Stated task :: Once the pictures are set aside, transcribe the remaining data exactly.

-- start Provided data --

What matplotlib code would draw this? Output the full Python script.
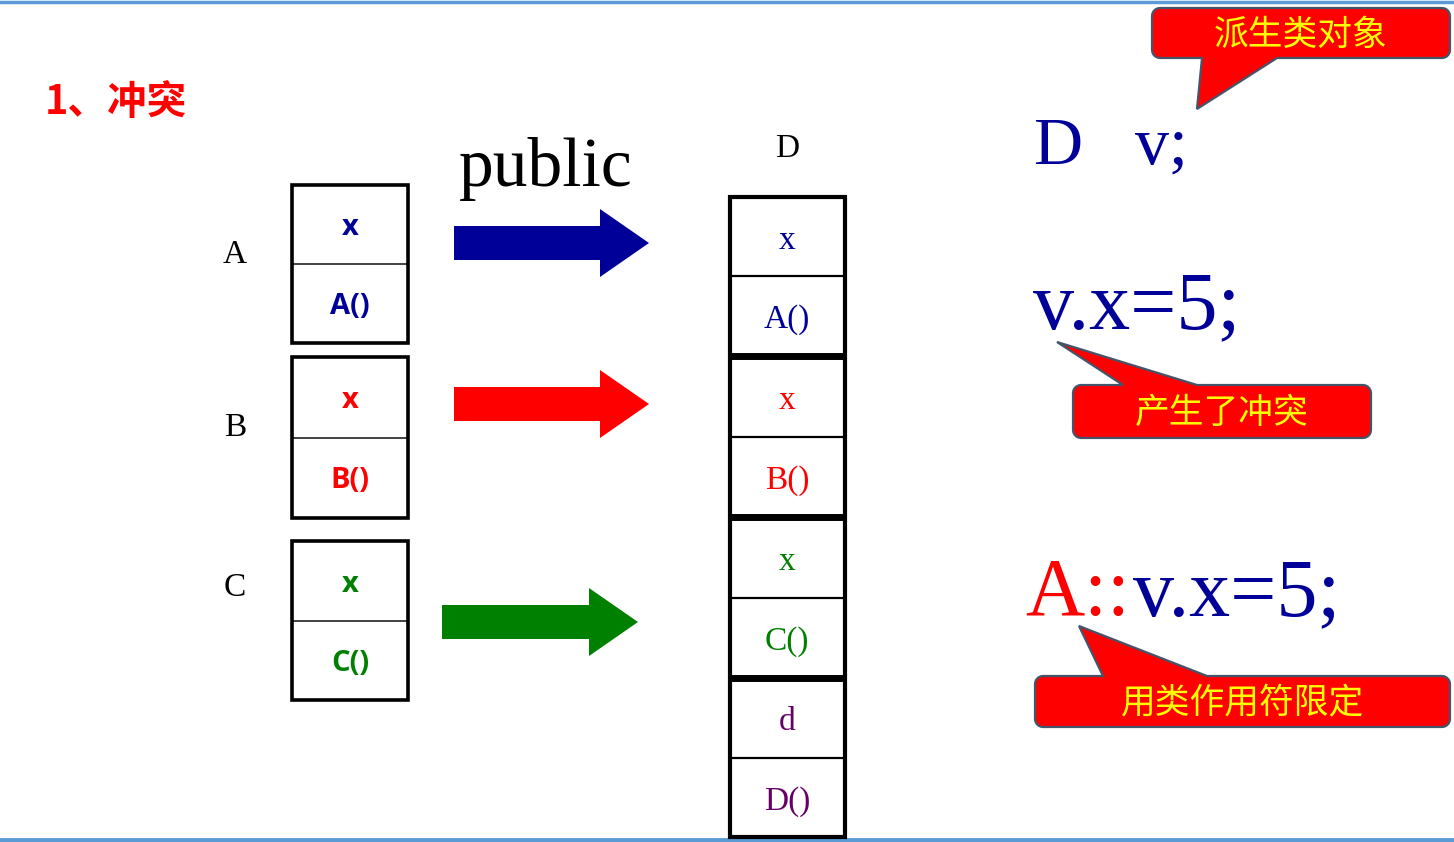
import matplotlib.pyplot as plt
import numpy as np
from matplotlib.patches import Rectangle, FancyArrow, Polygon

plt.rcParams['font.family'] = ['Noto Sans CJK SC', 'DejaVu Sans']

SERIF = 'Liberation Serif'
CJK = 'Noto Sans CJK SC'

DARK_BLUE = '#000099'
RED = '#FF0000'
GREEN = '#008000'
PURPLE = '#660066'
FRAME_BLUE = '#5B9BD5'
CALLOUT_EDGE = '#44546A'
CALLOUT_TEXT = '#FFFF00'

# base classes: name, colour, member, method
BASE_NAMES = ['A', 'B', 'C']
BASE_COLORS = [DARK_BLUE, RED, GREEN]
BASE_MEMBERS = ['x', 'x', 'x']
BASE_METHODS = ['A()', 'B()', 'C()']
BASE_TOPS = [185, 357, 541]
BASE_MIDS = [264, 438, 621]
BASE_BOTTOMS = [343, 518, 700]
BASE_LABEL_Y = [255, 428, 588]

# derived class D layout (sections from A, B, C and own part)
D_MEMBERS = ['x', 'x', 'x', 'd']
D_METHODS = ['A()', 'B()', 'C()', 'D()']
D_COLORS = [DARK_BLUE, RED, GREEN, PURPLE]
D_BOUNDS = [197, 356, 517, 678, 837]
D_MIDS = [276, 437, 598, 758]

# inheritance arrows: start x, end x, centre y
ARROW_X0 = [454, 454, 442]
ARROW_X1 = [649, 649, 638]
ARROW_Y = [243, 404, 622]

# callouts: text, box (x0, y0, x1, y1), tail edge, tail base xa, xb, tip
CALLOUT_TEXTS = ['派生类对象', '产生了冲突', '用类作用符限定']
CALLOUT_BOXES = [(1152, 8, 1450, 58), (1073, 385, 1371, 438), (1035, 676, 1450, 727)]
CALLOUT_TAILS = [('bottom', 1202, 1277, (1197, 109)),
                 ('top', 1123, 1197, (1057, 342)),
                 ('top', 1103, 1207, (1079, 626))]


def callout_outline(box, tail, r=8, n=6):
    x0, y0, x1, y1 = box
    edge, xa, xb, tip = tail
    t = np.linspace(0, np.pi / 2, n)
    pts = [(x0 + r, y0)]
    if edge == 'top':
        pts += [(xa, y0), tip, (xb, y0)]
    pts += [(x1 - r, y0)]
    pts += [(x1 - r + r * np.sin(a), y0 + r - r * np.cos(a)) for a in t]
    pts += [(x1, y1 - r)]
    pts += [(x1 - r + r * np.cos(a), y1 - r + r * np.sin(a)) for a in t]
    if edge == 'bottom':
        pts += [(xb, y1), tip, (xa, y1)]
    pts += [(x0 + r, y1)]
    pts += [(x0 + r - r * np.sin(a), y1 - r + r * np.cos(a)) for a in t]
    pts += [(x0, y0 + r)]
    pts += [(x0 + r - r * np.cos(a), y0 + r - r * np.sin(a)) for a in t]
    return pts


fig = plt.figure(figsize=(14.54, 8.42), dpi=100)
ax = fig.add_axes([0, 0, 1, 1])
ax.set_xlim(0, 1454)
ax.set_ylim(842, 0)
ax.axis('off')

# frame lines at top and bottom
ax.axhline(1.5, color=FRAME_BLUE, lw=2.5)
ax.axhline(839.5, color=FRAME_BLUE, lw=3.5)

ax.text(45, 102, '1、冲突', color=RED, fontsize=28.5, fontweight='bold',
        family=CJK, ha='left', va='center')

# base class boxes
for name, col, mem, meth, top, mid, bot, ly in zip(
        BASE_NAMES, BASE_COLORS, BASE_MEMBERS, BASE_METHODS,
        BASE_TOPS, BASE_MIDS, BASE_BOTTOMS, BASE_LABEL_Y):
    ax.add_patch(Rectangle((292, top), 116, bot - top, fill=False,
                           ec='black', lw=2.6, zorder=3))
    ax.plot([292, 408], [mid, mid], color='#222222', lw=1.2, zorder=2)
    ax.text(235, ly, name, family=SERIF, fontsize=24, ha='center', va='center')
    ax.text(350, (top + mid) / 2 + 3, mem, color=col, fontsize=21, fontweight='bold',
            family='Open Sans', ha='center', va='center')
    ax.text(350, (mid + bot) / 2 + 3, meth, color=col, fontsize=21, fontweight='bold',
            family='Open Sans', ha='center', va='center')

# arrows
for x0, x1, y, col in zip(ARROW_X0, ARROW_X1, ARROW_Y, BASE_COLORS):
    ax.add_patch(FancyArrow(x0, y, x1 - x0, 0, width=34, head_width=68,
                            head_length=49, length_includes_head=True,
                            color=col, lw=0))

ax.text(459, 186, 'public', family=SERIF, fontsize=50, ha='left', va='baseline')

# derived class D
ax.text(787, 149, 'D', family=SERIF, fontsize=24, ha='center', va='center')
ax.add_patch(Rectangle((730, D_BOUNDS[0]), 115, D_BOUNDS[-1] - D_BOUNDS[0],
                       fill=False, ec='black', lw=3, zorder=3))
for b in D_BOUNDS[1:-1]:
    ax.plot([730, 845], [b, b], color='black', lw=5, zorder=3,
            solid_capstyle='butt')
for i, (mem, meth, col, mid) in enumerate(zip(D_MEMBERS, D_METHODS, D_COLORS, D_MIDS)):
    top, bot = D_BOUNDS[i], D_BOUNDS[i + 1]
    ax.plot([730, 845], [mid, mid], color='black', lw=1.6, zorder=2,
            solid_capstyle='butt')
    ax.text(787, (top + mid) / 2 + 4, mem, color=col, family=SERIF, fontsize=24,
            ha='center', va='center')
    ax.text(787, (mid + bot) / 2 + 4, meth, color=col, family=SERIF, fontsize=24,
            ha='center', va='center')

# code on the right
ax.text(1033, 164, 'D', color=DARK_BLUE, family=SERIF, fontsize=49, va='baseline')
ax.text(1135, 164, 'v;', color=DARK_BLUE, family=SERIF, fontsize=49, va='baseline')
ax.text(1033, 328, 'v.x=5;', color=DARK_BLUE, family=SERIF, fontsize=59, va='baseline')
ax.text(1025, 615, 'A::', color=RED, family=SERIF, fontsize=59, va='baseline')
ax.text(1133, 615, 'v.x=5;', color=DARK_BLUE, family=SERIF, fontsize=59, va='baseline')

# callouts
for txt, box, tail in zip(CALLOUT_TEXTS, CALLOUT_BOXES, CALLOUT_TAILS):
    ax.add_patch(Polygon(callout_outline(box, tail), closed=True, fc=RED,
                         ec=CALLOUT_EDGE, lw=1.6, zorder=4))
    x0, y0, x1, y1 = box
    ax.text((x0 + x1) / 2, (y0 + y1) / 2 + 2, txt, color=CALLOUT_TEXT, family=CJK,
            fontsize=25, ha='center', va='center', zorder=5)

fig.savefig('out.png', dpi=100)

-- end Provided data --

Final answer ::
What matplotlib code would draw this? Output the full Python script.
import matplotlib.pyplot as plt
import numpy as np
from matplotlib.patches import Rectangle, FancyArrow, Polygon

plt.rcParams['font.family'] = ['Noto Sans CJK SC', 'DejaVu Sans']

SERIF = 'Liberation Serif'
CJK = 'Noto Sans CJK SC'

DARK_BLUE = '#000099'
RED = '#FF0000'
GREEN = '#008000'
PURPLE = '#660066'
FRAME_BLUE = '#5B9BD5'
CALLOUT_EDGE = '#44546A'
CALLOUT_TEXT = '#FFFF00'

# base classes: name, colour, member, method
BASE_NAMES = ['A', 'B', 'C']
BASE_COLORS = [DARK_BLUE, RED, GREEN]
BASE_MEMBERS = ['x', 'x', 'x']
BASE_METHODS = ['A()', 'B()', 'C()']
BASE_TOPS = [185, 357, 541]
BASE_MIDS = [264, 438, 621]
BASE_BOTTOMS = [343, 518, 700]
BASE_LABEL_Y = [255, 428, 588]

# derived class D layout (sections from A, B, C and own part)
D_MEMBERS = ['x', 'x', 'x', 'd']
D_METHODS = ['A()', 'B()', 'C()', 'D()']
D_COLORS = [DARK_BLUE, RED, GREEN, PURPLE]
D_BOUNDS = [197, 356, 517, 678, 837]
D_MIDS = [276, 437, 598, 758]

# inheritance arrows: start x, end x, centre y
ARROW_X0 = [454, 454, 442]
ARROW_X1 = [649, 649, 638]
ARROW_Y = [243, 404, 622]

# callouts: text, box (x0, y0, x1, y1), tail edge, tail base xa, xb, tip
CALLOUT_TEXTS = ['派生类对象', '产生了冲突', '用类作用符限定']
CALLOUT_BOXES = [(1152, 8, 1450, 58), (1073, 385, 1371, 438), (1035, 676, 1450, 727)]
CALLOUT_TAILS = [('bottom', 1202, 1277, (1197, 109)),
                 ('top', 1123, 1197, (1057, 342)),
                 ('top', 1103, 1207, (1079, 626))]


def callout_outline(box, tail, r=8, n=6):
    x0, y0, x1, y1 = box
    edge, xa, xb, tip = tail
    t = np.linspace(0, np.pi / 2, n)
    pts = [(x0 + r, y0)]
    if edge == 'top':
        pts += [(xa, y0), tip, (xb, y0)]
    pts += [(x1 - r, y0)]
    pts += [(x1 - r + r * np.sin(a), y0 + r - r * np.cos(a)) for a in t]
    pts += [(x1, y1 - r)]
    pts += [(x1 - r + r * np.cos(a), y1 - r + r * np.sin(a)) for a in t]
    if edge == 'bottom':
        pts += [(xb, y1), tip, (xa, y1)]
    pts += [(x0 + r, y1)]
    pts += [(x0 + r - r * np.sin(a), y1 - r + r * np.cos(a)) for a in t]
    pts += [(x0, y0 + r)]
    pts += [(x0 + r - r * np.cos(a), y0 + r - r * np.sin(a)) for a in t]
    return pts


fig = plt.figure(figsize=(14.54, 8.42), dpi=100)
ax = fig.add_axes([0, 0, 1, 1])
ax.set_xlim(0, 1454)
ax.set_ylim(842, 0)
ax.axis('off')

# frame lines at top and bottom
ax.axhline(1.5, color=FRAME_BLUE, lw=2.5)
ax.axhline(839.5, color=FRAME_BLUE, lw=3.5)

ax.text(45, 102, '1、冲突', color=RED, fontsize=28.5, fontweight='bold',
        family=CJK, ha='left', va='center')

# base class boxes
for name, col, mem, meth, top, mid, bot, ly in zip(
        BASE_NAMES, BASE_COLORS, BASE_MEMBERS, BASE_METHODS,
        BASE_TOPS, BASE_MIDS, BASE_BOTTOMS, BASE_LABEL_Y):
    ax.add_patch(Rectangle((292, top), 116, bot - top, fill=False,
                           ec='black', lw=2.6, zorder=3))
    ax.plot([292, 408], [mid, mid], color='#222222', lw=1.2, zorder=2)
    ax.text(235, ly, name, family=SERIF, fontsize=24, ha='center', va='center')
    ax.text(350, (top + mid) / 2 + 3, mem, color=col, fontsize=21, fontweight='bold',
            family='Open Sans', ha='center', va='center')
    ax.text(350, (mid + bot) / 2 + 3, meth, color=col, fontsize=21, fontweight='bold',
            family='Open Sans', ha='center', va='center')

# arrows
for x0, x1, y, col in zip(ARROW_X0, ARROW_X1, ARROW_Y, BASE_COLORS):
    ax.add_patch(FancyArrow(x0, y, x1 - x0, 0, width=34, head_width=68,
                            head_length=49, length_includes_head=True,
                            color=col, lw=0))

ax.text(459, 186, 'public', family=SERIF, fontsize=50, ha='left', va='baseline')

# derived class D
ax.text(787, 149, 'D', family=SERIF, fontsize=24, ha='center', va='center')
ax.add_patch(Rectangle((730, D_BOUNDS[0]), 115, D_BOUNDS[-1] - D_BOUNDS[0],
                       fill=False, ec='black', lw=3, zorder=3))
for b in D_BOUNDS[1:-1]:
    ax.plot([730, 845], [b, b], color='black', lw=5, zorder=3,
            solid_capstyle='butt')
for i, (mem, meth, col, mid) in enumerate(zip(D_MEMBERS, D_METHODS, D_COLORS, D_MIDS)):
    top, bot = D_BOUNDS[i], D_BOUNDS[i + 1]
    ax.plot([730, 845], [mid, mid], color='black', lw=1.6, zorder=2,
            solid_capstyle='butt')
    ax.text(787, (top + mid) / 2 + 4, mem, color=col, family=SERIF, fontsize=24,
            ha='center', va='center')
    ax.text(787, (mid + bot) / 2 + 4, meth, color=col, family=SERIF, fontsize=24,
            ha='center', va='center')

# code on the right
ax.text(1033, 164, 'D', color=DARK_BLUE, family=SERIF, fontsize=49, va='baseline')
ax.text(1135, 164, 'v;', color=DARK_BLUE, family=SERIF, fontsize=49, va='baseline')
ax.text(1033, 328, 'v.x=5;', color=DARK_BLUE, family=SERIF, fontsize=59, va='baseline')
ax.text(1025, 615, 'A::', color=RED, family=SERIF, fontsize=59, va='baseline')
ax.text(1133, 615, 'v.x=5;', color=DARK_BLUE, family=SERIF, fontsize=59, va='baseline')

# callouts
for txt, box, tail in zip(CALLOUT_TEXTS, CALLOUT_BOXES, CALLOUT_TAILS):
    ax.add_patch(Polygon(callout_outline(box, tail), closed=True, fc=RED,
                         ec=CALLOUT_EDGE, lw=1.6, zorder=4))
    x0, y0, x1, y1 = box
    ax.text((x0 + x1) / 2, (y0 + y1) / 2 + 2, txt, color=CALLOUT_TEXT, family=CJK,
            fontsize=25, ha='center', va='center', zorder=5)

fig.savefig('out.png', dpi=100)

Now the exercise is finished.